Adventures in New York City: Part 1
It has been a little fantasy of mine to live in New York City, for a quite a little while now. I decided to do it last month, during the December of 2015. Mostly, the desire was induced by the chess culture I’ve heard about in NYC. This will be the first of a series of blog posts about my adventure. Before I continue, a necessary selfie with ole Franky-boy, the great American chess legend.
Confirmed by FM Boris Privman when I got there, December isn’t really the greatest month for chess in NYC. However, I had a major reason for the choice of time: the Marshall Chess Club Championship. Unlike many of the chess clubs around the country, you have to qualify for the tournament, and you do so by either having a rating of 2200+ or placing in the top 10 of the Marshall Amateur Club Championship. The latter is a tall task for a player in the 1600’s, but they also give a wild card spot to the top U1900. That was the goal, namely, acquire the wild card spot or place. The other goal was to crack 1700 (USCF) and make a move toward 1800. I didn’t achieve either goal, but I was close in both. On top of that, the adventure was just fun, all around.
In the MCC Amateur Championship, I had a tricky situation pretty early. It was the first game of the tournament, and I had been playing very high quality chess prior to the tournament –despite the fact that the results have not been following to show for it. This was my position in the first game (Milliern, David 1625-Hu, William 2011):
I had spoken about this situation with my coach beforehand, and we had decided that, if I have a difficult time seeing a concrete plan that wins against an Expert in the first round, then I’d offer draw (Hu gladly accepted). The reason we came up with this strategy was that I would likely be facing a murderers’ row of Experts, given the field, if I won my first game. The hope was to come out of the first two rounds with 1.5/2.0, supposing I’d play someone in the 1800’s or 1900’s in the second round by drawing in the first. Winning in the first round against an Expert would likely pit me against a player 2100+ in second round, so, in all likelihood, that would be a lost opportunity for tournament points. In considering all of this, one should bear in mind that 2.5/5.0 will almost assuredly earn the wild card spot, and that turned out to be the bar for this particular year’s tournament.

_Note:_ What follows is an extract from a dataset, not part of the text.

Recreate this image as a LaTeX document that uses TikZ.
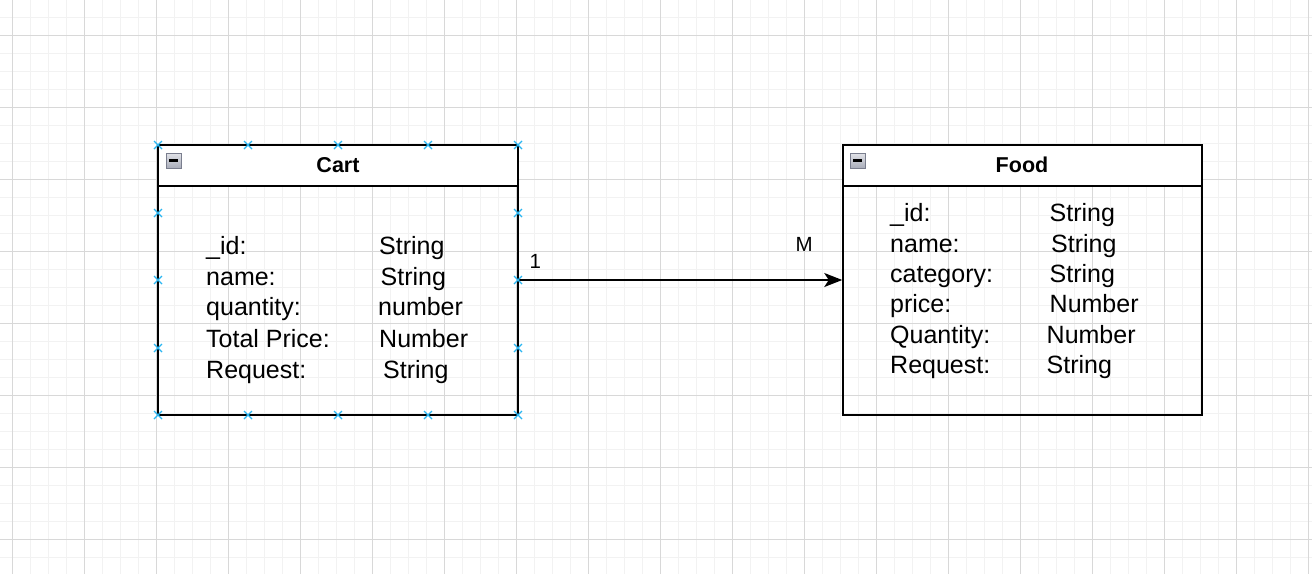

As it turned out, I needed a full point in the final round of the tournament, in order to qualify. My opponent in the final round was rated 1897, so I was confronted with another dilemma: I had played the game into a seemingly drawn position, but another player seemed to have a won game, and would finish with 2.5/5.0. My opponent offered me a draw, but that would put me 2.0/5.0. I didn’t know how many rating points I would be losing by risking to push for a win, but I did it anyways. To give you a summary, refusing draws against higher rated players has not worked out well for me this year. I think I’m 0/5, or something like that, when refusing draw offers by stronger players, and things didn’t end any better for me at the MCC Amateur Championship. No shame, though; I came to qualify for the MCC Championship, so I risked a few points prayer and it didn’t work out. I think I gained two points from the tournament, rather than the 20-something if I had accepted the draw.